Attack Stage Reference:

The attack stage is dedicated to attacking the machine learning models trained during the train stage using user-defined attacks.

Core Notes:

  • This stage can be called before the training stage if the pretrained models already exist.
    • If the models do not exist, the attack stage will throw an error.
  • Models are auto-detected by Jespipe. The default format for models is .h5, but this can be easily changed in custom installations.
  • Format of task directive:
["dataset_name", "dataset_path", "attack_type", "attack_tag", "attack_plugin", "model_plugin", "attack_parameters", "model_path", "model_root_path"]
  • Positional values of task directive:
    • 0: dataset_name
    • 1: dataset_path
    • 2: attack_type
    • 3: attack_tag
    • 4: attack_plugin
    • 5: model_plugin
    • 6: attack_parameters
    • 7: model_path
    • 8: model_root_path
  • If there are more nodes than directives, numpy will send an empty list [] to the extra worker nodes.
  • Two positional arguments are sent to the user-specified plugin using subprocess:
    • 0: stage -> value is "attack"
    • 1: parameters -> value is a reference to a pickled parameter dictionairy stored in data/.tmp
      • The user will need to unpickle this dictionairy in their plugin.
  • Still working on what the parameter dictionary is going to look like.

Manager Node:

  • Broadcast out to workers if the attack stage is being skipped or not.
    • 0 means no skip and continue with the attack stage.
    • 1 means skip attack stage and move onto cleaning stage.
  • Unwrap attack dictionary into more easily understandable format.
  • Check if there are any user-defined attack plugins and model plugins.
    • Convert relative paths to absolute paths and check if the files exist.
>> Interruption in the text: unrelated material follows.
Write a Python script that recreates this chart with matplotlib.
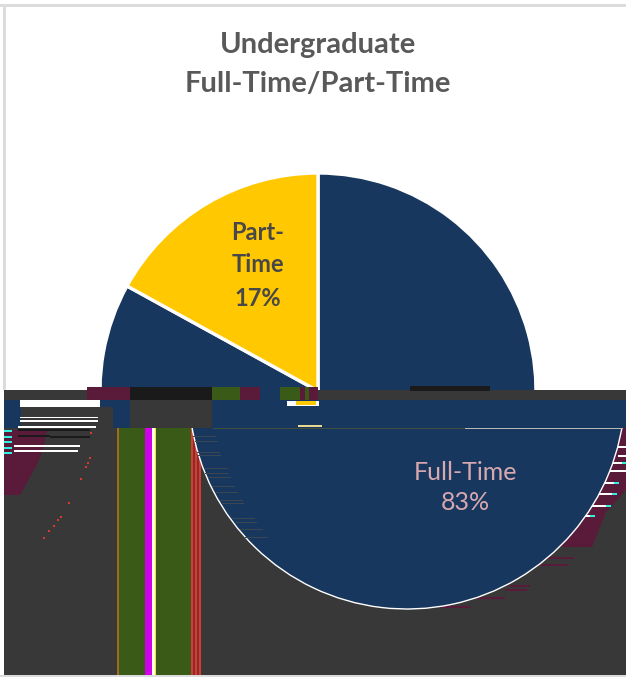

If not, abort execution.
  • Create task directives for worker nodes, and then slice the directive list based on how many available workers there are.
  • Send task list to worker nodes.
  • Block execution until workers report back to the manager node.

Worker Nodes:

TODO

Cleaning Stage Reference:

The cleaning stage is dedicated to performing the final routines of the pipeline. This consists of cleaning out the data/.tmp directory, compressing and moving the data directory, and creating plots using user-defined plotting plugins.

Core Notes:

  • There is no need to unwrap the clean_control dictionary since it is extremely simple.

Manager Node:

  • Broadcast out to workers whether or not the cleaning stage is being skipped.
    • 0 means no skip and continue with the cleaning stage.
    • 1 means skip cleaning stage and complete pipeline runtime.
  • Check if there are any user-defined plots they would like to have printed out.
    • If plots is None, broadcast out 0 for greenlight message.
    • If plots is not None, broadcast out 1 for greenlight message.
    • If there are plots, create task list and send to worker nodes.
    • Block until all workers return a status of 1.
  • Check if user has requested to clean out the data/.tmp directory.
    • If clean_tmp is 0, leave data/.tmp alone.
    • If clean_tmp is 1, recursively delete data/.tmp.
  • Check if user has requested that the data directory be compressed.
    • If compress is None, continue.
    • If compress is not None, rename data directory, compress the archive using user-specified compression algorithm, and then move the compressed archive to the user requested location on the system.
  • Print final statements to stdout and then exit.

Worker Nodes:

  • Log whether or not skipping the cleaning stage.
    • If skipping the cleaning stage, exit.
    • If not skipping the cleaning stage, continue.
  • Wait for greenlight from manager to begin plotting output from model training and attacks.
    • If greenlight is 0, exit with status 0.
      • Exiting with status 0 because this means that the worker nodes are no longer required by the manager node.
    • If greenlight is 1, continue.
  • Log task list received from manager
    • If task list is empty, return status 1 to the manager node.
  • Create parameter dictionary and send to plotting plugin.
  • Call the plotting plugin using the subprocess.run() function and block until all plotting has completed.
  • Run status 1 to the manager node once all the plotting has been completed.
  • Exit as worker nodes are now no longer needed by the manager node.